How To Cook Corned Beef In The Oven
- 1 3 to 5 lbs Corned Beef brisket, flat cut
- 1 yellow onion, peeled and quartered
- 3 carrots, cleaned and coarse chopped
- 2 celery stalks, cleaned and chopped
- 3 bay leaves
- 4 cups chicken broth, substitute vegetable broth
- 4 cups water
- seasoning packet that comes with the meat
- It is recommended to prepare and cook the corned beef a day before you plan to serve it. This makes carving the beef easier and there is less hassle when preparing the side dishes along with the corned beef.
- Adjust the oven rack to the middle and preheat the oven to 300°F.
- Rinse the brisket under cold water and then trim the fat cap leaving about 1/4" of fat on the meat.
- Place the beef, broth, water, onion, carrots, celery, bay leaves, and the seasoning packet into a large Dutch oven, (or other oven-safe pot). Cover the pot with a tight-fitting lid or foil and place it into the oven.
- Bake until the meat is fork-tender which will take 3 to 5 hours depending on the size of the brisket. Start checking the meat at 3 hours.
- Once cooked, place the meat in a baking dish. Strain all of the broth using a mesh strainer into a large bowl or jar. Discard all of the vegetables.
- Add 1 or 2 cups of broth to the baking dish with the meat and cover tightly with plastic wrap and refrigerate overnight. Also, refrigerate the cooking liquid if you intend to make gravy.

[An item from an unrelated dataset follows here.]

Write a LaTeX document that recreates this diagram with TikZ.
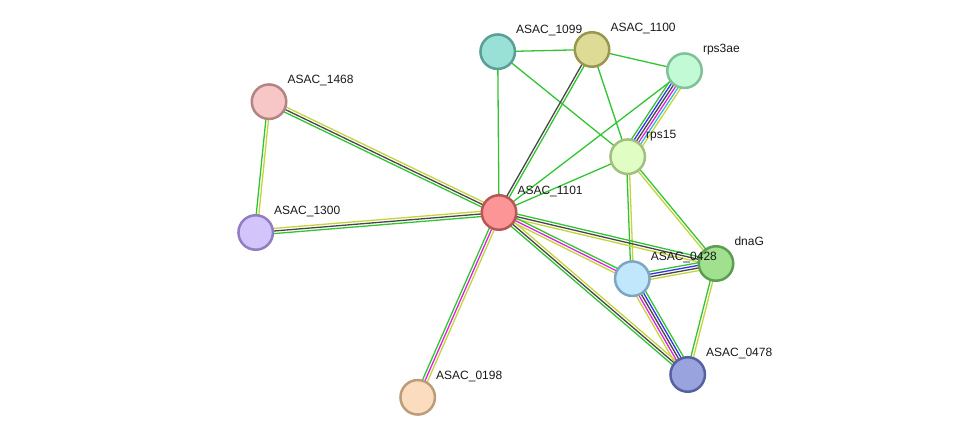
\documentclass[tikz,border=0pt]{standalone}
\usepackage{fontspec}
\setmainfont{Liberation Sans}
\usetikzlibrary{calc}
\pgfdeclarelayer{background}
\pgfsetlayers{background,main}
\definecolor{eg}{HTML}{33C433}
\definecolor{ek}{HTML}{474747}
\definecolor{ey}{HTML}{C4D43A}
\definecolor{em}{HTML}{DD22DD}
\definecolor{eb}{HTML}{3333EE}
\definecolor{ec}{HTML}{33BBDD}
\tikzset{
  prot/.style={circle, minimum size=34.5pt, inner sep=0pt, line width=2.5pt},
  lbl/.style={anchor=base west, inner sep=0pt, text=black!90, font=\fontsize{12}{14}\selectfont},
  edgeline/.style={line width=1.3pt},
}
\newcommand\bundle[4]{%
  \foreach \cc [count=\ii] in {#4} {
    \pgfmathsetmacro\off{(\ii-1-(#3-1)/2)*2.6}
    \draw[edgeline,draw=\cc] ($(#1.center)!\off pt!-90:(#2.center)$) -- ($(#2.center)!\off pt!90:(#1.center)$);
  }%
}
\begin{document}
\begin{tikzpicture}[x=1pt,y=-1pt]
\useasboundingbox (0,0) rectangle (976,443);
% nodes
\node[prot, fill={rgb,255:red,153;green,224;blue,214}, draw={rgb,255:red,90;green,158;blue,148}] (n1099) at (497.7,51.7) {};
\node[prot, fill={rgb,255:red,222;green,219;blue,150}, draw={rgb,255:red,154;green,150;blue,80}] (n1100) at (592,49.5) {};
\node[prot, fill={rgb,255:red,195;green,250;blue,214}, draw={rgb,255:red,127;green,193;blue,153}] (rps3ae) at (684.5,70.7) {};
\node[prot, fill={rgb,255:red,247;green,198;blue,198}, draw={rgb,255:red,180;green,132;blue,132}] (n1468) at (269,101.7) {};
\node[prot, fill={rgb,255:red,224;green,253;blue,196}, draw={rgb,255:red,161;green,192;blue,127}] (rps15) at (627.7,156.7) {};
\node[prot, fill={rgb,255:red,252;green,150;blue,150}, draw={rgb,255:red,184;green,86;blue,86}] (n1101) at (499,212.5) {};
\node[prot, fill={rgb,255:red,212;green,196;blue,252}, draw={rgb,255:red,145;green,125;blue,194}] (n1300) at (255.7,232.5) {};
\node[prot, fill={rgb,255:red,160;green,224;blue,142}, draw={rgb,255:red,92;green,158;blue,79}] (dnaG) at (716,263.5) {};
\node[prot, fill={rgb,255:red,193;green,231;blue,252}, draw={rgb,255:red,127;green,166;blue,192}] (n0428) at (632.3,278.7) {};
\node[prot, fill={rgb,255:red,153;green,163;blue,222}, draw={rgb,255:red,86;green,97;blue,160}] (n0478) at (687.7,374.5) {};
\node[prot, fill={rgb,255:red,252;green,220;blue,190}, draw={rgb,255:red,188;green,157;blue,123}] (n0198) at (417.7,397.3) {};
% labels
\node[lbl] (l1099) at ($(n1099.center)+(18.3,-17.7)$) {ASAC\_1099};
\node[lbl] (l1100) at ($(n1100.center)+(18.3,-17.7)$) {ASAC\_1100};
\node[lbl] (lrps3ae) at ($(rps3ae.center)+(18.3,-17.7)$) {rps3ae};
\node[lbl] (l1468) at ($(n1468.center)+(18.3,-17.7)$) {ASAC\_1468};
\node[lbl] (lrps15) at ($(rps15.center)+(18.3,-17.7)$) {rps15};
\node[lbl] (l1101) at ($(n1101.center)+(18.3,-17.7)$) {ASAC\_1101};
\node[lbl] (l1300) at ($(n1300.center)+(18.3,-17.7)$) {ASAC\_1300};
\node[lbl] (ldnaG) at ($(dnaG.center)+(18.3,-17.7)$) {dnaG};
\node[lbl] (l0428) at ($(n0428.center)+(18.3,-17.7)$) {ASAC\_0428};
\node[lbl] (l0478) at ($(n0478.center)+(18.3,-17.7)$) {ASAC\_0478};
\node[lbl] (l0198) at ($(n0198.center)+(18.3,-17.7)$) {ASAC\_0198};
% edges
\begin{pgfonlayer}{background}
\bundle{n1099}{n1100}{1}{eg}
\bundle{n1099}{n1101}{1}{eg}
\bundle{n1099}{rps15}{1}{eg}
\bundle{n1100}{rps3ae}{1}{eg}
\bundle{n1100}{rps15}{1}{eg}
\bundle{n1100}{n1101}{2}{eg,ek}
\bundle{rps3ae}{n1101}{1}{eg}
\bundle{rps3ae}{rps15}{6}{ey,ec,em,ek,eb,eg}
\bundle{rps15}{n1101}{1}{eg}
\bundle{rps15}{n0428}{2}{ey,eg}
\bundle{rps15}{dnaG}{2}{eg,ey}
\bundle{n1468}{n1101}{3}{ey,ek,eg}
\bundle{n1468}{n1300}{2}{ey,eg}
\bundle{n1300}{n1101}{3}{ey,ek,eg}
\bundle{n1101}{n0198}{3}{ey,em,eg}
\bundle{n1101}{dnaG}{3}{eg,ek,ey}
\bundle{n1101}{n0428}{3}{eg,em,ey}
\bundle{n1101}{n0478}{3}{ey,ek,eg}
\bundle{n0428}{dnaG}{4}{eg,eb,ek,ey}
\bundle{n0428}{n0478}{5}{eg,eb,ek,em,ey}
\bundle{dnaG}{n0478}{2}{ey,eg}
\end{pgfonlayer}
\end{tikzpicture}
\end{document}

- To serve the corned beef, place the brisket on a cutting board and slice against the grain into 1/4" slices. Then return the slices to the baking dish with the cooking liquid and cover with foil. Place the dish into a preheated 350°F oven for 25 to 30 minutes. serve hot.
- The reserved cooking liquid makes good gravy. Use my recipe for making chicken gravy from broth as a guide. Then I like to add a heaping teaspoon of Dijon mustard or 1 or 2 teaspoons of vinegar. This is perfect for making Creamed Chipped Beef over toast.
- Store leftovers refrigerated in an airtight container for 3 or 4 days. You can also freeze cooked brisket, but only for 1 or 2 months as it will lose flavor and the texture will turn soft.
- The nutrition information is for one 6-ounce serving of cooked corned beef. It is around 70 calories per ounce.